Com Karolyi, Kerry foi a mais jovem atleta americana nos Jogos Olímpicos de Barcelona, tinha 14 anos. Ganhou o bronze por equipas com os Estados Unidos, mas não se qualificou para nenhuma final individual. Depois o treinador decidiu retirar-se. Ela teve outros técnicos, mas quando Karolyi voltou ao ativo, em 1995, voltou a trabalhar com ele. Os Estados Unidos preparavam uma grande equipa para os seus Jogos Olímpicos e ela fazia parte dela.

Depois daquele momento em Atlanta, Kerri tornou-se famosa, o rosto da narrativa perfeita para os Jogos Olímpicos americanos. Abriu noticiários na televisão, foi capa de jornais e revistas, convidada para uma audiência com o presidente Bill Clinton, apareceu em «talk shows», foi vedeta entre vedetas. Aqui, com os atores Bruce Willis e Demi Moore.

Quanto à carreira de Kerri, acabou em Atlanta. Ela tinha-se qualificado para duas finais, mas a lesão impediu-a de participar. Depois dos Jogos Olímpicos optou por ir para a universidade, formou-se em sociologia, hoje trabalha para o Departamento de Justiça norte-americano, no gabinete de prevenção de delinquência juvenil. Tem dois filhos, não abandonou completamente o hábito do desporto, já correu várias maratonas. E faz da sua história exemplo de vida para contar aos jovens que tenta inspirar todos os dias.

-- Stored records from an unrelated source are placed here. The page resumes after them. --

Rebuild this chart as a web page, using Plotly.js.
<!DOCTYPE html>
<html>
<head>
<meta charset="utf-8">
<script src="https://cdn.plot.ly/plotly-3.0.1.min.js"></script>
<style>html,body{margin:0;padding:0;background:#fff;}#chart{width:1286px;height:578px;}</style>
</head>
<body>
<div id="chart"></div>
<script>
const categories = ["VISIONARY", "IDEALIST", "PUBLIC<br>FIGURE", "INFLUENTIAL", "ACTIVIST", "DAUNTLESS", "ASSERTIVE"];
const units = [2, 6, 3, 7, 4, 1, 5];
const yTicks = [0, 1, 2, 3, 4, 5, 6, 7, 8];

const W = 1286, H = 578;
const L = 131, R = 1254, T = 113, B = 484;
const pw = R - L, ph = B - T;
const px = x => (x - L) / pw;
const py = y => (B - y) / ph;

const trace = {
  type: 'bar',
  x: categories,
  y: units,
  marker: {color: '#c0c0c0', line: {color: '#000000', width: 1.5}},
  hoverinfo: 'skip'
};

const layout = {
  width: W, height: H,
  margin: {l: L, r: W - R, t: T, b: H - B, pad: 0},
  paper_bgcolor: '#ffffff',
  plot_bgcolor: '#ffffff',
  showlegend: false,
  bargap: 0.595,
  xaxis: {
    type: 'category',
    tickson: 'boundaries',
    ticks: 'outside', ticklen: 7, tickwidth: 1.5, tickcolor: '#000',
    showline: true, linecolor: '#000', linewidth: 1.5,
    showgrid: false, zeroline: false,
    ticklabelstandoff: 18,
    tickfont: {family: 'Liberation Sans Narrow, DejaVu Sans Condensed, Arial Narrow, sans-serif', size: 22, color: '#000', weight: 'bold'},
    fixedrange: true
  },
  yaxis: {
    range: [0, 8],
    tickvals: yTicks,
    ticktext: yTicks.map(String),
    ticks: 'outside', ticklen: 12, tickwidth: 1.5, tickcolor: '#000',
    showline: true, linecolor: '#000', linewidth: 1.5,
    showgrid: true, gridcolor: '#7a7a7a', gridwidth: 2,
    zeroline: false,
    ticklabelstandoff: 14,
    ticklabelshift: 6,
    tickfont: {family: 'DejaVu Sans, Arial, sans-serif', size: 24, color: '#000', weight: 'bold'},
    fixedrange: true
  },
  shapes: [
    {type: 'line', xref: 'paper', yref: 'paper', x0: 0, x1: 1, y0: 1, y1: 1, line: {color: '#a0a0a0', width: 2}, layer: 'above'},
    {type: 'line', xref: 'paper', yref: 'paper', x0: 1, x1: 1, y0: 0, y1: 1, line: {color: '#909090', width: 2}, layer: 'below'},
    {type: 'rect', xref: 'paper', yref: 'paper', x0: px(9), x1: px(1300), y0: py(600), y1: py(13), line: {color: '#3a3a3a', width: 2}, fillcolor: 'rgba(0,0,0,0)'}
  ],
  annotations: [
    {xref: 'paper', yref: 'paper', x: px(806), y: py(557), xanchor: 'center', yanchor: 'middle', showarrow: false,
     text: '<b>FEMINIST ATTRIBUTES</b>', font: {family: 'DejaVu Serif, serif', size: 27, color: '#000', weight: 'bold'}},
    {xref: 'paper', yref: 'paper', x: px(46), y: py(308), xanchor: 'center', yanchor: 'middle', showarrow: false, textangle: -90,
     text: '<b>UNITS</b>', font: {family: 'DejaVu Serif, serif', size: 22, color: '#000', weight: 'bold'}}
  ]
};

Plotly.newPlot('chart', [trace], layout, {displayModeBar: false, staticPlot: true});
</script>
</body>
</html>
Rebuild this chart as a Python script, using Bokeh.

Por trás do heroísmo de Kerri há muito sofrimento, naquele momento e ao longo de toda uma carreira de ginasta de alta competição, sob a influência de um treinador como Bela Karolyi. O homem mais bem sucedido da história da ginástica fez muitas campeãs, mas os seus sucessos, bem como a sua atitude efusiva e entusiasta com as atletas em competição, têm um reverso de sombras: acusações de métodos ultra-rigorosos, controlo obsessivo sobre as atletas, crianças na maior parte das vezes, na linha dura de vários outros treinadores do antigo bloco de Leste. Dominique Moceanu, uma das «Sete Magníficas» de Atlanta, foi uma das antigas atletas de Karolyi que denunciou abusos verbais e físicos de Karolyi e da sua mulher, Márta.

Mas os defensores de Karloyi e Márta, que sucedeu ao marido como coordenadora da seleção norte-americana de ginástica, onde está até hoje, argumentam com a velha lógica de que os fins justificam os meios. A opinião da própria Kerri Strug é uma variação desta máxima.

«Sinto uma enorme dívida para com Karolyi. Escolhi treinar com ele. Não é o meu melhor amigo ou uma figura paternal. Ele está lá para fazer de mim a melhor ginasta que eu conseguir ser e empurra-nos para fora da zona de conforto a cada dia», disse Strug numa entrevista à Reuters, em 2012.

«Em termos práticos eu gostava dele? Nem por isso», analisa, friamente: «Mas quando parava para pensar adorava o facto de saber que ele estava a fazer de mim a melhor ginasta que eu podia ser.»